Many text editors that are designed to work with source code have additional functionality such as adding visual cues to help the programmer, organize and interact with their text in a meaningful way. Some of this functionality is

  • Syntax Highlighting
  • Code Completion
  • error detection
  • brace matching
  • auto indentation

But all that is absolutely necessary is a simple plain text file.

Once we input our code as plain text what heppens next?

Our code, our program, that is input into a text editor as plain text, then needs to be translated into a language that the cpu can understand. That is it needs to be translated into an executable file.

gcc and g++

We will use programs gcc or g++ to take us thru the entire compilation process. These programs are written by the gnu foundation that provide FOSS software to the world. gcc is for compiling c code. g++ is for compiling c++ code. Each stage/phase of the compilation process is handled by these programs. The compilation process targets the instruction set for a specific cpu and a specific OS.
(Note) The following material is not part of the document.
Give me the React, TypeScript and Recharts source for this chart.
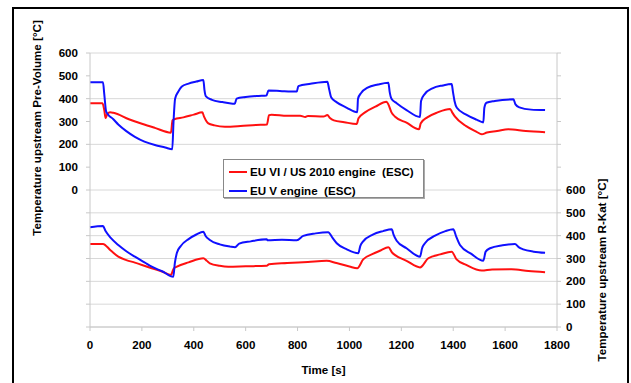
import { LineChart, Line, XAxis, YAxis, CartesianGrid } from 'recharts';

const TIME_TICKS = [0, 200, 400, 600, 800, 1000, 1200, 1400, 1600, 1800];
// left axis covers the upper half, right axis the lower half
const PRE_TICKS = [-600, -500, -400, -300, -200, -100, 0, 100, 200, 300, 400, 500, 600];
const KAT_TICKS = [0, 100, 200, 300, 400, 500, 600, 700, 800, 900, 1000, 1100, 1200];

const SERIES_NAMES = ['EU VI / US 2010 engine  (ESC)', 'EU V engine  (ESC)'];

// [time s, temperature °C] upstream Pre-Volume
const preEu6: [number, number][] = [
  [0, 380], [48, 380], [55, 350], [60, 315], [65, 328], [77, 340], [90, 338], [150, 310], [200, 290],
  [250, 272], [312, 251], [318, 305], [325, 310], [360, 318], [400, 330], [433, 340], [440, 320],
  [456, 292], [480, 283], [520, 277], [580, 280], [640, 285], [682, 287], [690, 328], [700, 330],
  [760, 325], [810, 325], [830, 320], [840, 324], [900, 322], [915, 328], [925, 315], [940, 305],
  [980, 297], [1028, 289], [1035, 314], [1060, 340], [1100, 365], [1143, 387], [1150, 375],
  [1162, 340], [1176, 321], [1220, 295], [1268, 266], [1275, 292], [1300, 318], [1340, 340],
  [1388, 355], [1396, 340], [1407, 321], [1450, 280], [1490, 255], [1510, 244], [1530, 252],
  [1569, 258], [1612, 266], [1680, 258], [1754, 253],
];
const preEu5: [number, number][] = [
  [0, 472], [50, 472], [55, 420], [62, 345], [68, 333], [90, 310], [109, 287], [140, 258], [173, 233],
  [210, 212], [250, 197], [290, 186], [317, 178], [322, 300], [328, 400], [340, 430], [353, 452],
  [380, 466], [410, 475], [437, 482], [441, 440], [447, 410], [470, 395], [510, 385], [550, 378],
  [558, 378], [565, 400], [600, 407], [650, 412], [680, 414], [688, 436], [740, 433], [797, 431],
  [803, 455], [850, 465], [915, 474], [922, 440], [930, 405], [950, 385], [990, 360], [1030, 340],
  [1033, 400], [1045, 425], [1070, 448], [1110, 462], [1150, 470], [1155, 430], [1162, 400],
  [1182, 380], [1220, 350], [1272, 320], [1276, 390], [1290, 420], [1320, 445], [1360, 458],
  [1394, 464], [1399, 430], [1405, 390], [1414, 360], [1450, 330], [1490, 308], [1516, 296],
  [1520, 360], [1528, 382], [1560, 390], [1632, 397], [1640, 375], [1655, 362], [1700, 352], [1754, 350],
];

// [time s, temperature °C] upstream R-Kat
const katEu6: [number, number][] = [
  [0, 364], [50, 364], [80, 335], [109, 308], [140, 293], [173, 282], [238, 257], [280, 242],
  [312, 228], [322, 255], [335, 264], [380, 283], [437, 301], [450, 290], [462, 279], [500, 268],
  [533, 264], [600, 266], [681, 268], [690, 275], [760, 280], [840, 285], [912, 290], [950, 280],
  [1000, 265], [1030, 257], [1053, 296], [1090, 320], [1120, 335], [1150, 349], [1165, 325],
  [1176, 315], [1220, 290], [1272, 261], [1304, 301], [1350, 318], [1394, 330], [1413, 296],
  [1450, 272], [1510, 247], [1550, 252], [1625, 253], [1690, 245], [1754, 240],
];
const katEu5: [number, number][] = [
  [0, 437], [50, 442], [60, 420], [80, 390], [109, 359], [140, 332], [173, 308], [210, 283],
  [238, 264], [280, 243], [321, 220], [327, 280], [335, 325], [350, 355], [380, 385], [410, 405],
  [437, 417], [445, 400], [462, 381], [500, 362], [540, 352], [559, 349], [575, 365], [620, 375],
  [681, 384], [685, 380], [740, 382], [797, 380], [822, 399], [870, 410], [918, 415], [935, 390],
  [951, 367], [990, 340], [1034, 323], [1042, 355], [1052, 374], [1090, 405], [1130, 420],
  [1163, 428], [1170, 405], [1182, 378], [1220, 345], [1272, 308], [1280, 345], [1291, 367],
  [1330, 400], [1370, 420], [1400, 428], [1412, 395], [1426, 359], [1470, 320], [1516, 290],
  [1525, 330], [1542, 345], [1590, 358], [1638, 364], [1652, 350], [1670, 340], [1710, 330], [1754, 325],
];

const RED = '#ff1010';
const BLUE = '#1010ff';
const FONT = 'Arial, "Liberation Sans", sans-serif';
const FS = 11.6;

const toRows = (pts: [number, number][]) => pts.map(([t, v]) => ({ t, v }));

const tickStyle = { fontSize: FS, fontWeight: 700, fill: '#000', fontFamily: FONT };
const titleStyle = { fontSize: FS, fontWeight: 700, fontFamily: FONT };

export default function App() {
  return (
    <div style={{ position: 'absolute', left: 0, top: 0, width: 631, height: 383, overflow: 'hidden', background: '#fff' }}>
      <div
        style={{
          position: 'absolute', left: 12, top: 7, width: 617, height: 420,
          border: '2px solid #000', boxSizing: 'border-box',
        }}
      />
      <div style={{ position: 'absolute', left: 0, top: 0 }}>
        <LineChart width={631} height={383} margin={{ top: 53, right: 0, bottom: 0, left: 0 }}>
          <CartesianGrid yAxisId="pre" vertical={false} stroke="#d8d8d8" />
          <XAxis
            dataKey="t"
            type="number"
            domain={[0, 1800]}
            ticks={TIME_TICKS}
            height={56}
            stroke="#c8c8c8"
            tickSize={4}
            tickMargin={10}
            tick={tickStyle}
            label={{
              content: ({ viewBox }: any) => (
                <text x={viewBox.x + viewBox.width / 2} y={viewBox.y + 47} textAnchor="middle"
                  style={titleStyle} fill="#000">Time [s]</text>
              ),
            }}
          />
          <YAxis
            yAxisId="pre"
            domain={[-600, 600]}
            ticks={PRE_TICKS}
            width={90}
            stroke="#c8c8c8"
            tickSize={4}
            tickMargin={8}
            tick={tickStyle}
            tickFormatter={(v: number) => (v < 0 ? '' : String(v))}
            label={{
              content: ({ viewBox }: any) => {
                const x = viewBox.x + 41;
                const y = viewBox.y + 75;
                return (
                  <text x={x} y={y} textAnchor="middle" transform={`rotate(-90 ${x} ${y})`}
                    style={titleStyle} fill="#000">
                    Temperature upstream Pre-Volume [°C]
                  </text>
                );
              },
            }}
          />
          <YAxis
            yAxisId="kat"
            orientation="right"
            domain={[0, 1200]}
            ticks={KAT_TICKS}
            width={74}
            stroke="#c8c8c8"
            tickSize={4}
            tickMargin={5}
            tick={tickStyle}
            tickFormatter={(v: number) => (v > 600 ? '' : String(v))}
            label={{
              content: ({ viewBox }: any) => {
                const x = viewBox.x + 49;
                const y = viewBox.y + 217;
                return (
                  <text x={x} y={y} textAnchor="middle" transform={`rotate(-90 ${x} ${y})`}
                    style={titleStyle} fill="#000">
                    Temperature upstream R-Kat [°C]
                  </text>
                );
              },
            }}
          />
          <Line yAxisId="pre" data={toRows(preEu6)} dataKey="v" type="monotone" stroke={RED} strokeWidth={2} dot={false} isAnimationActive={false} />
          <Line yAxisId="pre" data={toRows(preEu5)} dataKey="v" type="monotone" stroke={BLUE} strokeWidth={2} dot={false} isAnimationActive={false} />
          <Line yAxisId="kat" data={toRows(katEu6)} dataKey="v" type="monotone" stroke={RED} strokeWidth={2} dot={false} isAnimationActive={false} />
          <Line yAxisId="kat" data={toRows(katEu5)} dataKey="v" type="monotone" stroke={BLUE} strokeWidth={2} dot={false} isAnimationActive={false} />
        </LineChart>
      </div>
      <div
        style={{
          position: 'absolute', left: 223, top: 159, width: 201, height: 39, boxSizing: 'border-box',
          border: '1px solid #888', background: '#fff', boxShadow: '1px 1px 0 #aaa',
          fontFamily: FONT, fontSize: FS, fontWeight: 700, color: '#000', padding: '2px 0 0 5px',
        }}
      >
        {SERIES_NAMES.map((name, i) => (
          <div key={name} style={{ display: 'flex', alignItems: 'center', height: 19, whiteSpace: 'pre' }}>
            <span style={{ display: 'inline-block', width: 18, height: 2, background: i === 0 ? RED : BLUE, marginRight: 3 }} />
            {name}
          </div>
        ))}
      </div>
    </div>
  );
}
What is the compilation process?

The translation process is a multistep process. We call the entire process the compilation process. But in actuality compilation is just one stage of the process. The first stage of the translation process is called the preprocessor stage. The prepocessor is a program that does text subsititution in your file before any of the other steps happen.

PreProcessor Directives

As Jenny said in the previous video. Any line starting with a # is a preprocessor instruction. Remember all the prepocessor does is text subsitution. So when you type #include "something" the plain text from the file something is pasted into the file where your #include statement is. When you do #define MACRO_NAME, wherever MACRO_NAME is present in your file will be replaces with what ever comes after it. You can see the output of the preprocessor by using the gcc -e option. Let's watch a little more. Remember preprocessor is prior to compilation

File Guards

When reading other peoples source code you will see many preprocessor directives. One commonbb use is as a file guard. There are also predefined PreProcessor Macros that you can read about here. We will watch one more video about prepocessors and move onto the next stage of compilation

preprocessor results

So the preprocessor is a program that replaces text in your source code file prior to any further compilation. Once the preprocessor is finished all the lines starting with # will have been replace or removed and all the comments will have been removed. We can examine the results of preprosssor phase by calling

gcc -E "file-name.c"

stdio.h

In many c programs you are going to #include the .h files from the c standard library. Remember that just means copy the plain text and paste it into your file. Depending on your OS these files may be stored in various places. Let's take alook at stdio.h. We can use the find command on a linux system to find the location of this file.

stdio.h

state when preprocessor is done

Once the preprocessor is done any line with a # will have been replaced with the proper text and all the comments will have been removed.